In the last few weeks quite a few girls I went to High School with got engaged and/or married.
My graduating class are all around 25 years old now; we graduated in 2007. It’s a fairly average and appropriate age in our society to get engaged/married.
Seeing all of the positive comments on Facebook with each announcement; “congratulations!” and “I’m so happy for you”, make me think back to my own engagement and wedding.
I shared my feelings on a Military S/O Facebook page; how seeing those comments makes me a little sad since the majority of the comments I got when I was engaged were “why?” and “are you pregnant?”
The most common response I got form the other spouses was “they are haters!” and “they are just jealous!”

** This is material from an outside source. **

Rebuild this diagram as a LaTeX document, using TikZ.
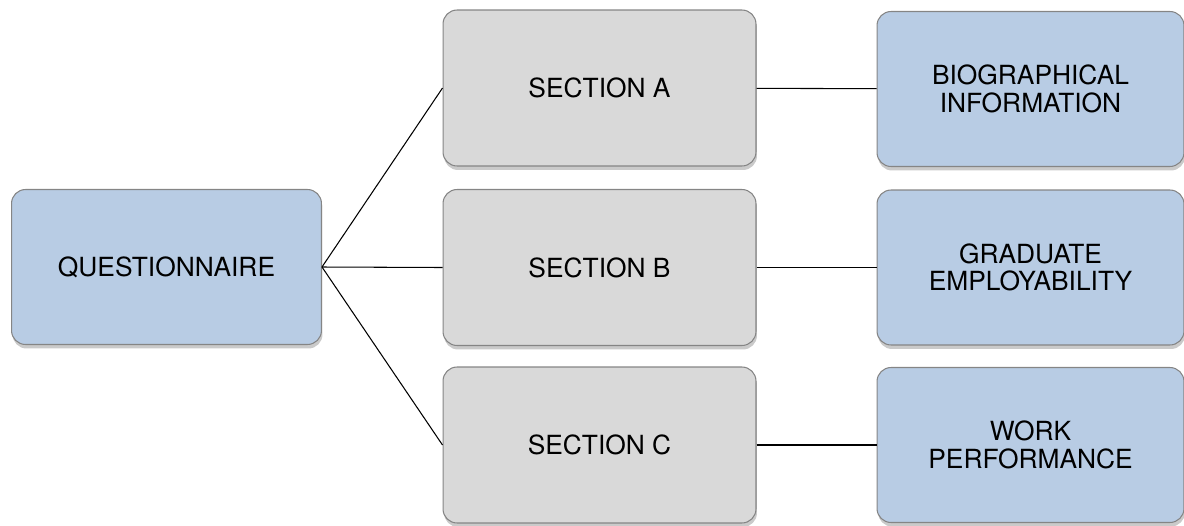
\documentclass[tikz,border=0pt]{standalone}
\usepackage{fontspec}
\setmainfont{TeX Gyre Heros}
\usepackage{tikz}
\usepackage{xcolor}
\usetikzlibrary{positioning, shadows}
\definecolor{boxblue}{HTML}{B8CCE4}
\definecolor{boxgray}{HTML}{D9D9D9}
\definecolor{boxline}{HTML}{858585}

\begin{document}
\begin{tikzpicture}[x=0.02cm, y=-0.02cm,
  font=\fontsize{15}{15.5}\selectfont,
  box/.style={draw=boxline, line width=0.6pt, rounded corners=0.28cm, align=center,
    minimum width=6.2cm, minimum height=3.1cm, inner sep=0pt,
    drop shadow={shadow xshift=0.02cm, shadow yshift=-0.08cm, opacity=0.35, fill=black!60}},
  bluebox/.style={box, fill=boxblue},
  graybox/.style={box, fill=boxgray, minimum width=6.26cm, minimum height=3.12cm},
  link/.style={draw=black, line width=0.6pt}]
\useasboundingbox (0,0) rectangle (1184,525);

\node[bluebox] (quest) at (166.5,267) {QUESTIONNAIRE};

\node[graybox] (secA) at (599.5,88) {SECTION A};
\node[graybox] (secB) at (599.5,267.5) {SECTION B};
\node[graybox] (secC) at (599.5,445) {SECTION C};

\node[bluebox, minimum width=6.14cm] (bio) at (1030.5,89) {BIOGRAPHICAL\\INFORMATION};
\node[bluebox, minimum width=6.14cm] (employ) at (1030.5,267.5) {GRADUATE\\EMPLOYABILITY};
\node[bluebox, minimum width=6.14cm] (work) at (1030.5,445) {WORK\\PERFORMANCE};

\draw[link] (quest.east) -- (secA.west);
\draw[link] (quest.east) -- (secB.west);
\draw[link] (quest.east) -- (secC.west);

\draw[link] (secA) -- (bio);
\draw[link] (secB) -- (employ);
\draw[link] (secC) -- (work);
\end{tikzpicture}
\end{document}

I do not think that the people who made those comments to me when I got engaged at 19 were “haters”.
First off, 19 is very young in our society to get married. Where as 25 is acceptable and average. So of course the comments will be different.
Looking back at the responses I received when I announced my engagement, I see two different motives to the negative comments:
#1 – people my own age who are nowhere near that phase in their life and simply cannot understand why I would want to get engaged.
I was a Sophomore in college when I got engaged. Most of my friends were single and focusing on school. Those who were in relationships were not living with their significant other and not planning to until after graduation. Marriage was a much further off event in their life plan.
So when they asked me “why?” when I told them I was getting engaged; I don’t think that they were jealous or “haters”. They simply didn’t understand why and have no desire to be in my shoes.
Now that I am 25, most girls my age would love to be engaged. So when my former classmates post their ring pictures on Facebook the comments of “I’m so happy for you” are genuine. Those women would love to be the one with the ring.
#2 – adult family friends and family members who are worried that I am making a mistake and don’t want me to be hurt.
It took me a while to realize that when my parents and other relatives did not immediately break into “congratulations” when I announced my engagement, it was coming from a place of love.
They were older. Had been married, divorced and married again. They were looking at me as a child in their eyes, just barely out of my teens. They saw me as someone to be protected from pain and hurt. To be protected from making mistakes.
I’m 25 now. When I see girls who are 18/19 getting married, I think they are babies. I think that they might be making a mistake, and I want to protect them from that potential pain. I image my feelings are a small comparison to what my parents felt when their little girl decided to make such a life changing decision.
So as much as I am jealous of the positive comments that my cohort is receiving on their engagements and wedding; I get it. I understand that my age made the difference. They aren’t haters or jealous, they are just a reflection of the society that we live in. A society where there is an appropriate age to tie the knot, and an inappropriate age. I happened to fall into the latter.